Furthermore, the width would sometimes be expressed in decimal and sometimes as a fraction, which caused many mismatches. Although mathematically equal, different size numbers and designations often referred to different size tires and were not interchangeable.

The ISO Tire Sizing System

In need of a standardized system, the International Organization for Standardization (ISO) developed a universal metric-based tire and rim sizing system. This system is more accurate and reliable than the other measuring methods. It was originally developed by the European Tyre and Rim Technical Organisation (ETRTO). The system uses two numbers, a two-digit number and a three-digit number, separated by a hyphen. The first number indicates the width in millimeters. The number shows the inflated width for tires, while for rims, the number shows the inner width between the rim flanges. The second number is also expressed in millimeters (mm) and shows the rim’s bead seat diameter. This is the number to look out for when wanting to change tires. If this number matches, the tire will fit into the rim.

For example, a 700 x 20C tire in the standard tire system would be a 20-622.

The tire should fit the rim properly and not be too narrow or wide (for the rim). When the tire is too narrow for the rim, there are high chances that the tire will get damaged from the road. Meanwhile, if the tire is too wide for the rim, there are chances that the brake shoes will cause sidewall wear, risking losing control. The tire width should be somewhere between 1.45/2.0 x the inner rim width. If you measure the total width from bead to bead width (with beads pulled apart), approximately, it should be about 2.5 x the ISO width.

To help you better understand the ISO tire sizing system, below we present two examples, one of an ISO tire size and one of an ISO rim size.

  1. 57-584

Start by looking for the bigger number. In our case (57-584), the bigger number is 584. This number indicates the bead seat diameter (often called a BSD) is 584 mm when measuring bead to bead. The other number that we have left shows that the inflated tire width is 57 mm.

  1.  622×15

Start from the smaller number; 15. In this case, we understand that the inside diameter of the flange, from flange to flange, is 15 mm. The second number, the bigger one, shows the diameter of the rim’s bead seat, which in our case is 622mm.

How to Measure Bike Tire Size

how-to-measure-bike-tire-size

You can measure your bike tire size in four easy steps. All you will need is the bike wheels, a tape measure, and the text below.

Start by securing the wheel

To get the right and accurate measurements of your bike tire, you need to make sure that the wheels will not move while you do your work. First, stand the bike upright. You can do that by leaning it against a wall or using the kickstand. You can even get someone to help for faster results.

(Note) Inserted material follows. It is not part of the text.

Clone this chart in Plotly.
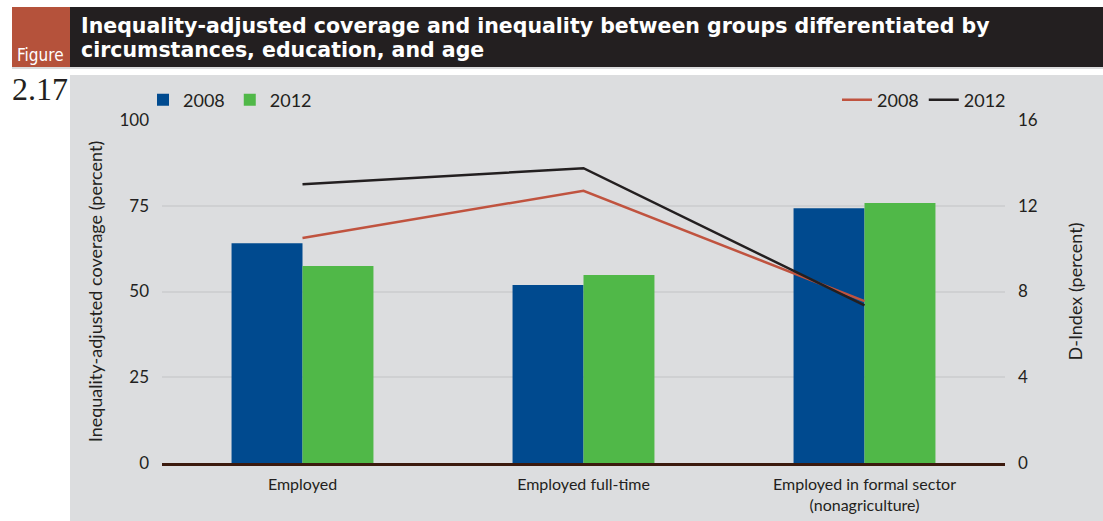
import plotly.graph_objects as go

# ---- data ----
categories = ["Employed", "Employed full-time", "Employed in formal sector<br>(nonagriculture)"]
coverage_2008 = [64.1, 51.9, 74.3]
coverage_2012 = [57.4, 54.8, 75.8]
dindex_2008 = [10.5, 12.7, 7.55]
dindex_2012 = [13.0, 13.75, 7.35]

# ---- layout geometry (pixels) ----
W, H = 1103, 521
PL, PR, PT, PB = 162, 1005, 120, 463


def px(x):
    return (x - PL) / (PR - PL)


def py(y):
    return (PB - y) / (PB - PT)


FONT = "Lato"
TXT = "#231f20"
BLUE = "#004a8f"
GREEN = "#50b848"
RED = "#c0533f"
BLACK = "#231f20"
PANEL = "#dcdddf"
GRID = "#cfd0d2"

fig = go.Figure()
fig.add_trace(go.Bar(x=categories, y=coverage_2008, name="2008", marker_color=BLUE,
                     marker_line_width=0, legend="legend"))
fig.add_trace(go.Bar(x=categories, y=coverage_2012, name="2012", marker_color=GREEN,
                     marker_line_width=0, legend="legend"))
fig.add_trace(go.Scatter(x=categories, y=dindex_2008, name="2008", mode="lines",
                         line=dict(color=RED, width=2.5), yaxis="y2", legend="legend2"))
fig.add_trace(go.Scatter(x=categories, y=dindex_2012, name="2012", mode="lines",
                         line=dict(color=BLACK, width=2.5), yaxis="y2", legend="legend2"))

shapes = [
    dict(type="rect", xref="paper", yref="paper", x0=px(70), x1=px(W), y0=py(H + 5), y1=py(75),
         fillcolor=PANEL, line_width=0, layer="below"),
    dict(type="rect", xref="paper", yref="paper", x0=px(12), x1=px(70), y0=py(67), y1=py(7),
         fillcolor="#b5523b", line_width=0, layer="below"),
    dict(type="rect", xref="paper", yref="paper", x0=px(70), x1=px(W), y0=py(67), y1=py(7),
         fillcolor="#231f20", line_width=0, layer="below"),
    dict(type="line", xref="paper", yref="paper", x0=px(12), x1=px(W), y0=py(68), y1=py(68),
         line=dict(color="#b8b9bb", width=1), layer="below"),
]

TITLE_FONT = dict(family="DejaVu Sans", size=20.5, color="white", weight="bold")
annotations = [
    dict(text="Inequality-adjusted coverage and inequality between groups differentiated by",
         xref="paper", yref="paper", x=px(79), y=py(26), xanchor="left", yanchor="middle",
         showarrow=False, font=TITLE_FONT),
    dict(text="circumstances, education, and age",
         xref="paper", yref="paper", x=px(79), y=py(50), xanchor="left", yanchor="middle",
         showarrow=False, font=TITLE_FONT),
    dict(text="Figure", xref="paper", yref="paper", x=px(41), y=py(55), xanchor="center",
         yanchor="middle", showarrow=False,
         font=dict(family="DejaVu Sans Condensed", size=17, color="white")),
    dict(text="2.17", xref="paper", yref="paper", x=px(10), y=py(89), xanchor="left",
         yanchor="middle", showarrow=False,
         font=dict(family="Liberation Serif", size=32, color=TXT)),
]

fig.update_layout(
    width=W, height=H,
    margin=dict(l=PL, r=W - PR, t=PT, b=H - PB, autoexpand=False),
    paper_bgcolor="white",
    plot_bgcolor=PANEL,
    font=dict(family=FONT, size=16, color=TXT),
    barmode="group", bargap=0.495, bargroupgap=0,
    shapes=shapes,
    annotations=annotations,
    xaxis=dict(showgrid=False, showline=True, linecolor="#3b1a0e", linewidth=2.5,
               ticks="", tickfont=dict(size=16), ticklabelstandoff=5, automargin=False),
    yaxis=dict(range=[0, 100], tickvals=[0, 25, 50, 75, 100], showgrid=True, gridcolor=GRID,
               gridwidth=2, zeroline=False, ticks="", ticklabelstandoff=12,
               tickfont=dict(size=17), automargin=False,
               title=dict(text="Inequality-adjusted coverage (percent)", font=dict(size=18),
                          standoff=12)),
    yaxis2=dict(range=[0, 16], tickvals=[0, 4, 8, 12, 16], overlaying="y", side="right",
                showgrid=False, zeroline=False, ticks="", ticklabelstandoff=12,
                tickfont=dict(size=17), automargin=False,
                title=dict(text="D-Index (percent)", font=dict(size=18), standoff=32)),
    legend=dict(orientation="h", x=px(143), y=py(100), xanchor="left", yanchor="middle",
                bgcolor="rgba(0,0,0,0)", font=dict(size=18), traceorder="normal"),
    legend2=dict(orientation="h", x=px(1011), y=py(100), xanchor="right", yanchor="middle",
                 bgcolor="rgba(0,0,0,0)", font=dict(size=18), traceorder="normal"),
)

fig.write_html("out.html")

Use your tape measure to determine the diameter

Next, use a tape measure to determine the length from the center of the wheel to the tire’s inner edge. To get the diameter measurement, proceed multiplying that length by two. That’s traditional sizing. However, if you are interested in determining the ISO diameter, measure in millimeters from the center of the wheel to the tire’s inner edge and double it.

Proceed by measuring the tire width

This means measuring the flat surface across the tire’s tread from one side of the tire to the other. Remember that traditional width measurements are in inches, while the ISO method uses millimeters. Measure accordingly. Also, keep in mind that the width will vary depending on the use of the tire. For rougher terrains, wider-width tires are used, while narrow-width tires are used for smoother and faster rides.

Combine those measurements

Since you measured the diameter and width of the bike tire, the last step is combining the measurements to find your tire size. Keep in mind that the order of your measurements will determine the size system. As mentioned earlier, the traditional sizing places the diameter first and the width second. The ISO sizes put the width first and the diameter second.

It might seem challenging having to deal with bike tire measurements, especially when considering the many sizing systems for them. Still, by following our guide on how to measure bike tire size, you can quickly come to a clear conclusion.

Whether it be to determine the size of your tires based on the traditional system or the one set by the International Organization for Standardization, in four easy steps, you will have your tire size numbers.